* begin Collected data *

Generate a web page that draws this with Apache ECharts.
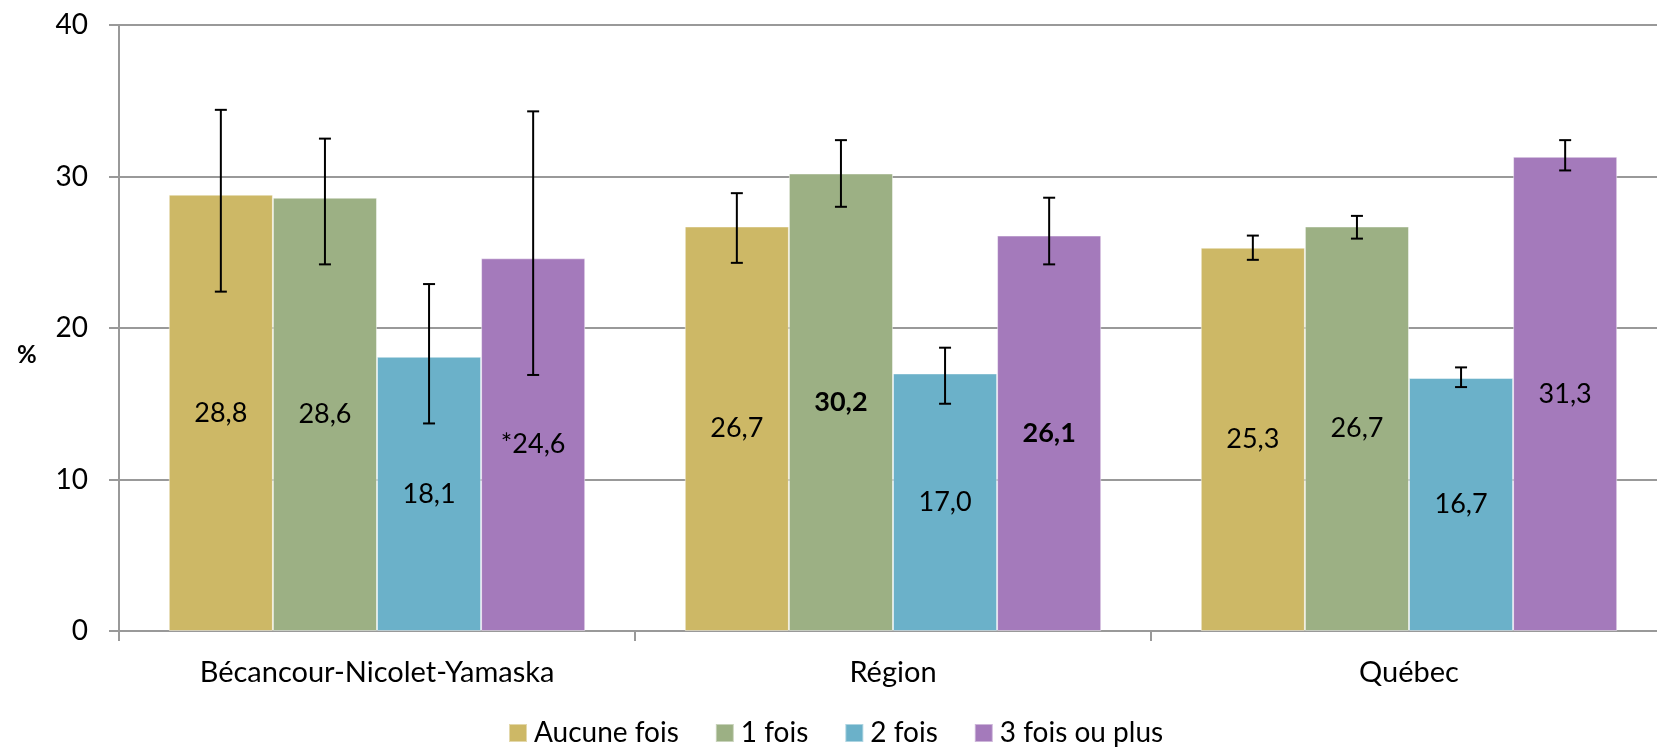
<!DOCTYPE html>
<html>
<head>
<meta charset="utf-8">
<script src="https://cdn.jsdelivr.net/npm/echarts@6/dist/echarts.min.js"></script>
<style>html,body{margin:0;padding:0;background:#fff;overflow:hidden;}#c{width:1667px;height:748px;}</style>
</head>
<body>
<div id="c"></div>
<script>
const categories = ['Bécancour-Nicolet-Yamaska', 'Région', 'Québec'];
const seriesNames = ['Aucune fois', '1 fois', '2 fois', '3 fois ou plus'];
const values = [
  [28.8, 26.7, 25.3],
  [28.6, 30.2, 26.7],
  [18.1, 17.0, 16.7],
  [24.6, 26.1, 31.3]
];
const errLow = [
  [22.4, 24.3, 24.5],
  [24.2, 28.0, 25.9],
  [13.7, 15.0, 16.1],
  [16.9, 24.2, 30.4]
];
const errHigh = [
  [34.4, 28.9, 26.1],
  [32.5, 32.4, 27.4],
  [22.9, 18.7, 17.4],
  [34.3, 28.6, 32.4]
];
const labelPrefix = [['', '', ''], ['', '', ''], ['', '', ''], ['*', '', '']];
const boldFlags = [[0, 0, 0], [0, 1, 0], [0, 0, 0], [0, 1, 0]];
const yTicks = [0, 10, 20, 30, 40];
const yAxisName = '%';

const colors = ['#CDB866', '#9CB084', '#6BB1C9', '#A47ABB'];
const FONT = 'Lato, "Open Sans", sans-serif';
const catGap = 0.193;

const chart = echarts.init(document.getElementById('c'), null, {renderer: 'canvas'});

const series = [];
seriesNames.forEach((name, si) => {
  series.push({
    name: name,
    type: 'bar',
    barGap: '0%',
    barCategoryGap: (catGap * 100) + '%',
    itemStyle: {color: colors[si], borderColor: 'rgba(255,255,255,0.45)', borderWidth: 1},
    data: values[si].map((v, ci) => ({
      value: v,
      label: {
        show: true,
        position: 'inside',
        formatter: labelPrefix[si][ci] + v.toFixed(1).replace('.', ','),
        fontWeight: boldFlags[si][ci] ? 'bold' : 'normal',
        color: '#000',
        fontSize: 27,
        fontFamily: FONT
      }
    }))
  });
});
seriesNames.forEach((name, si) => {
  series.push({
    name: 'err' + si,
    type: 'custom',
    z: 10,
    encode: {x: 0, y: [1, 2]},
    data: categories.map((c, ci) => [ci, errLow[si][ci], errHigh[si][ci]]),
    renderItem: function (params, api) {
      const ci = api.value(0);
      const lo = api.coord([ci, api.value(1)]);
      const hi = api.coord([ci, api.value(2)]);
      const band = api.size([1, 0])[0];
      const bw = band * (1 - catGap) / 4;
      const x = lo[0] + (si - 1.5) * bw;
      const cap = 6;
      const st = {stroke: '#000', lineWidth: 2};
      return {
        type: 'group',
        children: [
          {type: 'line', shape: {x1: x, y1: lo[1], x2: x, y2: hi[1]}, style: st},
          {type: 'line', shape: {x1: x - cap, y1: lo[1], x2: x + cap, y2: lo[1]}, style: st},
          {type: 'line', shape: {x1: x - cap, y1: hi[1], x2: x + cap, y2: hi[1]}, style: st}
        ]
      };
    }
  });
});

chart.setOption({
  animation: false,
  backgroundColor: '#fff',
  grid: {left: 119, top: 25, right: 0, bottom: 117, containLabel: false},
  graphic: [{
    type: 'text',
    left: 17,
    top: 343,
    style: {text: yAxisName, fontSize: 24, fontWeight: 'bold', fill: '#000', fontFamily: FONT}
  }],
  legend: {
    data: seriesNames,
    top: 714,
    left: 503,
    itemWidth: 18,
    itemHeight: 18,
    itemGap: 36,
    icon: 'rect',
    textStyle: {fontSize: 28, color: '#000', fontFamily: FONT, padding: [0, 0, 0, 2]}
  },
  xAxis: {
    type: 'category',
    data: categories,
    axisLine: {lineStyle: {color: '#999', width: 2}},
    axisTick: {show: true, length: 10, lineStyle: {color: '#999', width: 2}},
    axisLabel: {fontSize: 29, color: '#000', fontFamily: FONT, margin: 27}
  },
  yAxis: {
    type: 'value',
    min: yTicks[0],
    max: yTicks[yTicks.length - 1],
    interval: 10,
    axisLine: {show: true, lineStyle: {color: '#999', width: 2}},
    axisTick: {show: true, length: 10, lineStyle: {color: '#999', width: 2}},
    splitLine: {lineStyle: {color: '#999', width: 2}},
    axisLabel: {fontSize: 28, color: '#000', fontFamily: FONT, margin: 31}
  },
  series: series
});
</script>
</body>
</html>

* end Collected data *

> _Exercise instructions_: Write out the whole listing exactly, and drop the pictures.

> _Exercise result_:
Generate a web page that draws this with Apache ECharts.
<!DOCTYPE html>
<html>
<head>
<meta charset="utf-8">
<script src="https://cdn.jsdelivr.net/npm/echarts@6/dist/echarts.min.js"></script>
<style>html,body{margin:0;padding:0;background:#fff;overflow:hidden;}#c{width:1667px;height:748px;}</style>
</head>
<body>
<div id="c"></div>
<script>
const categories = ['Bécancour-Nicolet-Yamaska', 'Région', 'Québec'];
const seriesNames = ['Aucune fois', '1 fois', '2 fois', '3 fois ou plus'];
const values = [
  [28.8, 26.7, 25.3],
  [28.6, 30.2, 26.7],
  [18.1, 17.0, 16.7],
  [24.6, 26.1, 31.3]
];
const errLow = [
  [22.4, 24.3, 24.5],
  [24.2, 28.0, 25.9],
  [13.7, 15.0, 16.1],
  [16.9, 24.2, 30.4]
];
const errHigh = [
  [34.4, 28.9, 26.1],
  [32.5, 32.4, 27.4],
  [22.9, 18.7, 17.4],
  [34.3, 28.6, 32.4]
];
const labelPrefix = [['', '', ''], ['', '', ''], ['', '', ''], ['*', '', '']];
const boldFlags = [[0, 0, 0], [0, 1, 0], [0, 0, 0], [0, 1, 0]];
const yTicks = [0, 10, 20, 30, 40];
const yAxisName = '%';

const colors = ['#CDB866', '#9CB084', '#6BB1C9', '#A47ABB'];
const FONT = 'Lato, "Open Sans", sans-serif';
const catGap = 0.193;

const chart = echarts.init(document.getElementById('c'), null, {renderer: 'canvas'});

const series = [];
seriesNames.forEach((name, si) => {
  series.push({
    name: name,
    type: 'bar',
    barGap: '0%',
    barCategoryGap: (catGap * 100) + '%',
    itemStyle: {color: colors[si], borderColor: 'rgba(255,255,255,0.45)', borderWidth: 1},
    data: values[si].map((v, ci) => ({
      value: v,
      label: {
        show: true,
        position: 'inside',
        formatter: labelPrefix[si][ci] + v.toFixed(1).replace('.', ','),
        fontWeight: boldFlags[si][ci] ? 'bold' : 'normal',
        color: '#000',
        fontSize: 27,
        fontFamily: FONT
      }
    }))
  });
});
seriesNames.forEach((name, si) => {
  series.push({
    name: 'err' + si,
    type: 'custom',
    z: 10,
    encode: {x: 0, y: [1, 2]},
    data: categories.map((c, ci) => [ci, errLow[si][ci], errHigh[si][ci]]),
    renderItem: function (params, api) {
      const ci = api.value(0);
      const lo = api.coord([ci, api.value(1)]);
      const hi = api.coord([ci, api.value(2)]);
      const band = api.size([1, 0])[0];
      const bw = band * (1 - catGap) / 4;
      const x = lo[0] + (si - 1.5) * bw;
      const cap = 6;
      const st = {stroke: '#000', lineWidth: 2};
      return {
        type: 'group',
        children: [
          {type: 'line', shape: {x1: x, y1: lo[1], x2: x, y2: hi[1]}, style: st},
          {type: 'line', shape: {x1: x - cap, y1: lo[1], x2: x + cap, y2: lo[1]}, style: st},
          {type: 'line', shape: {x1: x - cap, y1: hi[1], x2: x + cap, y2: hi[1]}, style: st}
        ]
      };
    }
  });
});

chart.setOption({
  animation: false,
  backgroundColor: '#fff',
  grid: {left: 119, top: 25, right: 0, bottom: 117, containLabel: false},
  graphic: [{
    type: 'text',
    left: 17,
    top: 343,
    style: {text: yAxisName, fontSize: 24, fontWeight: 'bold', fill: '#000', fontFamily: FONT}
  }],
  legend: {
    data: seriesNames,
    top: 714,
    left: 503,
    itemWidth: 18,
    itemHeight: 18,
    itemGap: 36,
    icon: 'rect',
    textStyle: {fontSize: 28, color: '#000', fontFamily: FONT, padding: [0, 0, 0, 2]}
  },
  xAxis: {
    type: 'category',
    data: categories,
    axisLine: {lineStyle: {color: '#999', width: 2}},
    axisTick: {show: true, length: 10, lineStyle: {color: '#999', width: 2}},
    axisLabel: {fontSize: 29, color: '#000', fontFamily: FONT, margin: 27}
  },
  yAxis: {
    type: 'value',
    min: yTicks[0],
    max: yTicks[yTicks.length - 1],
    interval: 10,
    axisLine: {show: true, lineStyle: {color: '#999', width: 2}},
    axisTick: {show: true, length: 10, lineStyle: {color: '#999', width: 2}},
    splitLine: {lineStyle: {color: '#999', width: 2}},
    axisLabel: {fontSize: 28, color: '#000', fontFamily: FONT, margin: 31}
  },
  series: series
});
</script>
</body>
</html>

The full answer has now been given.